Various studies show that one in three employees steal from their employer-money, goods, merchandise, literally anything not nailed down. (We recently terminated a employee who was stopped in a random vehicle search. He had a gallon jug of hand lotion and some glass cleaner, both of which had company labels. total value, maybe $10.00. He lost a $40,000/year job for that.) The U.S. Department of Commerce estimates that at least 30% of all business failures are due to employee theft and not, as many employers assume, to shoplifting. These figures really relate to the employee who is not in management. Now, because of Enron, WorldCom, etc., we have very serious concerns about senior management, too. Employees usually steal that to which they have access: cashiers steal money, shipping clerks steal merchandise, and so on. Employee theft does more harm than do gunmen and burglars. Employers, often caught off guard, fail to realize that not all employees are honest, and fail to provide procedural safeguards: separating responsibilities; internal, unannounced audits; particularly in Accounting and Property Control. Some surveys show that the greatest deterrent to internal theft is the fear of getting caught. Therefore, employers should institute appropriate checks such as gate searches and accountability standards. Also, have policies in place and make sure employees know the consequences of theft.

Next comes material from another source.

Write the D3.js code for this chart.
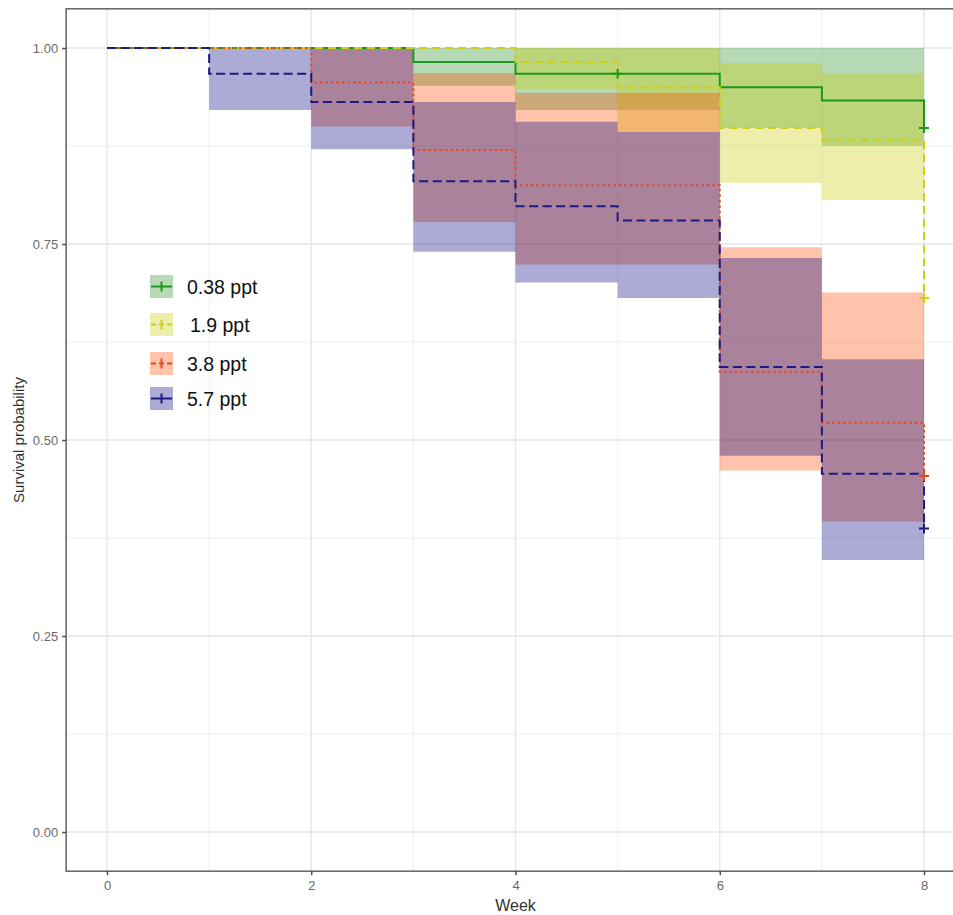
<!DOCTYPE html>
<html>
<head>
<meta charset="utf-8">
<script src="https://cdn.jsdelivr.net/npm/d3@7"></script>
<style>
  html, body { margin: 0; padding: 0; background: #fff; }
  svg { display: block; font-family: "Liberation Sans", Arial, sans-serif; }
</style>
</head>
<body>
<svg id="chart" width="953" height="915"></svg>
<script>
// ---- data ----
const weeks = [0, 1, 2, 3, 4, 5, 6, 7, 8];
const groups = ["0.38 ppt", "1.9 ppt", "3.8 ppt", "5.7 ppt"];

// survival at the start of each week interval; last value = after the drop at week 8
const survLow   = [1, 1, 1, 0.982, 0.967, 0.967, 0.950, 0.933, 0.898];
const survMid   = [1, 1, 1, 1, 0.982, 0.950, 0.898, 0.883, 0.681];
const survHigh  = [1, 1, 0.956, 0.870, 0.825, 0.825, 0.587, 0.522, 0.454];
const survMax   = [1, 0.967, 0.931, 0.830, 0.798, 0.780, 0.593, 0.457, 0.387];

// confidence band per interval (weeks 0-1 ... 7-8)
const lowerLow  = [1, 1, 1, 0.952, 0.921, 0.921, 0.898, 0.875];
const upperLow  = [1, 1, 1, 1, 1, 1, 1, 1];
const lowerMid  = [1, 1, 1, 1, 0.947, 0.893, 0.828, 0.806];
const upperMid  = [1, 1, 1, 1, 1, 1, 0.981, 0.968];
const lowerHigh = [1, 1, 0.900, 0.778, 0.724, 0.724, 0.461, 0.396];
const upperHigh = [1, 1, 1, 0.968, 0.943, 0.943, 0.746, 0.688];
const lowerMax  = [1, 0.921, 0.871, 0.740, 0.701, 0.681, 0.480, 0.347];
const upperMax  = [1, 1, 1, 0.931, 0.906, 0.893, 0.732, 0.603];

// censor marks: [week, survival]
const censorLow  = [[5, 0.967], [8, 0.898]];
const censorMid  = [[8, 0.681]];
const censorHigh = [[8, 0.454]];
const censorMax  = [[8, 0.387]];

const xTicks = [0, 2, 4, 6, 8];
const yTicks = [0, 0.25, 0.5, 0.75, 1];
const yTickLabels = ["0.00", "0.25", "0.50", "0.75", "1.00"];

// ---- styles ----
const series = [
  { name: groups[0], surv: survLow,  lo: lowerLow,  hi: upperLow,  cens: censorLow,  line: "#1c981c", fill: "#1f8f1f", dash: null,    keyDash: null },
  { name: groups[1], surv: survMid,  lo: lowerMid,  hi: upperMid,  cens: censorMid,  line: "#cbd11a", fill: "#cccc00", dash: "8,5",   keyDash: "5,3" },
  { name: groups[2], surv: survHigh, lo: lowerHigh, hi: upperHigh, cens: censorHigh, line: "#e64a22", fill: "#ff4500", dash: "2.5,3", keyDash: "5,3" },
  { name: groups[3], surv: survMax,  lo: lowerMax,  hi: upperMax,  cens: censorMax,  line: "#1d1a82", fill: "#000080", dash: "9,4.5", keyDash: null }
];
const bandOpacity = 0.33;

const svg = d3.select("#chart");
const x = d3.scaleLinear().domain([-0.4, 8.4]).range([66.15, 964.85]);
const y = d3.scaleLinear().domain([-0.05, 1.05]).range([871.2, 8.8]);

const panel = { x0: 66.15, x1: 964.85, y0: 8.8, y1: 871.2 };

// clip
svg.append("defs").append("clipPath").attr("id", "clipP")
  .append("rect").attr("x", panel.x0).attr("y", panel.y0)
  .attr("width", panel.x1 - panel.x0).attr("height", panel.y1 - panel.y0);

const g = svg.append("g").attr("clip-path", "url(#clipP)");

// grid: minor
const xMinor = [1, 3, 5, 7];
const yMinor = [0.125, 0.375, 0.625, 0.875];
g.selectAll(".xminor").data(xMinor).enter().append("line")
  .attr("x1", d => x(d)).attr("x2", d => x(d)).attr("y1", panel.y0).attr("y2", panel.y1)
  .attr("stroke", "#eeeeee").attr("stroke-width", 0.9);
g.selectAll(".yminor").data(yMinor).enter().append("line")
  .attr("y1", d => y(d)).attr("y2", d => y(d)).attr("x1", panel.x0).attr("x2", panel.x1)
  .attr("stroke", "#eeeeee").attr("stroke-width", 0.9);
// grid: major
g.selectAll(".xmajor").data(xTicks).enter().append("line")
  .attr("x1", d => x(d)).attr("x2", d => x(d)).attr("y1", panel.y0).attr("y2", panel.y1)
  .attr("stroke", "#e6e6e6").attr("stroke-width", 1.3);
g.selectAll(".ymajor").data(yTicks).enter().append("line")
  .attr("y1", d => y(d)).attr("y2", d => y(d)).attr("x1", panel.x0).attr("x2", panel.x1)
  .attr("stroke", "#e6e6e6").attr("stroke-width", 1.3);

// bands
const area = d3.area().curve(d3.curveStepAfter)
  .x(d => x(d.t)).y0(d => y(d.lo)).y1(d => y(d.hi));
series.forEach(s => {
  const pts = s.lo.map((lo, i) => ({ t: weeks[i], lo: lo, hi: s.hi[i] }));
  pts.push({ t: weeks[8], lo: s.lo[7], hi: s.hi[7] });
  g.append("path").attr("d", area(pts))
    .attr("fill", s.fill).attr("fill-opacity", bandOpacity).attr("stroke", "none");
});

// lines
const line = d3.line().curve(d3.curveStepAfter).x(d => x(d.t)).y(d => y(d.s));
series.forEach(s => {
  const pts = s.surv.map((v, i) => ({ t: weeks[i], s: v }));
  g.append("path").attr("d", line(pts))
    .attr("fill", "none").attr("stroke", s.line).attr("stroke-width", 2)
    .attr("stroke-dasharray", s.dash);
});

// censor marks
series.forEach(s => {
  s.cens.forEach(c => {
    const cx = x(c[0]), cy = y(c[1]);
    g.append("path").attr("d", `M${cx - 5},${cy}H${cx + 5}M${cx},${cy - 5}V${cy + 5}`)
      .attr("stroke", s.line).attr("stroke-width", 2).attr("fill", "none");
  });
});

// panel border
svg.append("rect").attr("x", panel.x0).attr("y", panel.y0)
  .attr("width", panel.x1 - panel.x0).attr("height", panel.y1 - panel.y0)
  .attr("fill", "none").attr("stroke", "#6b6b6b").attr("stroke-width", 1.6);

// axes
const xAxis = d3.axisBottom(x).tickValues(xTicks).tickSize(4).tickPadding(6).tickFormat(d3.format("d"));
const yAxis = d3.axisLeft(y).tickValues(yTicks).tickSize(4).tickPadding(4).tickFormat((d, i) => yTickLabels[i]);

const gx = svg.append("g").attr("transform", `translate(0,${panel.y1})`).call(xAxis);
const gy = svg.append("g").attr("transform", `translate(${panel.x0},0)`).call(yAxis);
[gx, gy].forEach(a => {
  a.select(".domain").remove();
  a.selectAll(".tick line").attr("stroke", "#444").attr("stroke-width", 1.4);
  a.selectAll(".tick text").attr("fill", "#6a6a6a").attr("font-size", 13)
    .attr("font-family", "Liberation Sans, Arial, sans-serif");
});

// axis titles
svg.append("text").attr("x", (panel.x0 + panel.x1) / 2).attr("y", 911)
  .attr("text-anchor", "middle").attr("font-size", 16).attr("fill", "#333").text("Week");
svg.append("text").attr("transform", `translate(24,${(panel.y0 + panel.y1) / 2}) rotate(-90)`)
  .attr("text-anchor", "middle").attr("font-size", 15).attr("fill", "#333").text("Survival probability");

// legend
const legend = svg.append("g").attr("transform", "translate(150,0)");
const keyTops = [275, 313, 352, 387];
series.forEach((s, i) => {
  const k = legend.append("g").attr("transform", `translate(0,${keyTops[i]})`);
  k.append("rect").attr("width", 23).attr("height", 23)
    .attr("fill", s.fill).attr("fill-opacity", bandOpacity);
  k.append("line").attr("x1", 1).attr("x2", 22).attr("y1", 11.5).attr("y2", 11.5)
    .attr("stroke", s.line).attr("stroke-width", 2).attr("stroke-dasharray", s.keyDash);
  k.append("line").attr("x1", 11.5).attr("x2", 11.5).attr("y1", 6.5).attr("y2", 16.5)
    .attr("stroke", s.line).attr("stroke-width", 2);
  k.append("text").attr("x", i === 1 ? 40 : 37).attr("y", 12).attr("dy", "0.35em")
    .attr("font-size", 19.5).attr("fill", "#111").text(s.name);
});
</script>
</body>
</html>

Know and understand the Theft Triangle (p. 255 in the text), and always assume a little of the larceny bug might be might be in the best of employees. In short, controls will help keep an honest employee honest. Be aware that contagion can contaminate: otherwise honest employees may enter into collusion (two or more individuals conspiring for fraudulent activity) if all the elements of the Theft Triangle are present. Remember, most employees don't steal because they need the money. (One notable exception is the drug addict who may steal to get money for drugs.) They usually steal because of resentment, lack of status or some other grudge. An employer's best bet is to set procedural safeguards, be aware of the Theft Triangle , and watch for the Danger Signs. And communicate your security program and controls to all employees.
Some points to know or consider:
Theft triangle - Motive ("I'm pissed at management and I want to get even for not getting promoted"); Desire ("That sure is a nice power drill."); Opportunity ("Look, it's out there in the open and no one is around. It doesn't even have markings that it's company property"). Like the fire triangle and fires, if you eliminate one side of the theft triangle, you might be able to deter theft..
Methods of theft - see pages 256-257. See anything that looks familiar?
Procedural controls - see pages 261-269. Note on page 268, the discussion on trash control. I think I told you this case but it's worth repeating: I worked a case once that involved loss of food items from a large grocery operation. Things like canned hams and frozen turkeys were "disappearing." There was a butcher operation in the place and the butchers would put the trimmed fat and bones in a container for a fat rendering company to pick up. That's where the good items were being hidden! The fat rendering company's employees were in cahoots with thieves in the store. When they emptied out the drums of fat and bones they would recover the good stuff, clean off the outsides of the cans or bags, and sell the good stuff on the black market. Note in this case, money is what they wanted. These guys certainly had desire, opportunity, and motive!
Assignment: for yourself, think about question 1, page 272. No need to send me anything. Nothing to submit!!! Who says I don't give you a break once in a while?! Have a good weekend.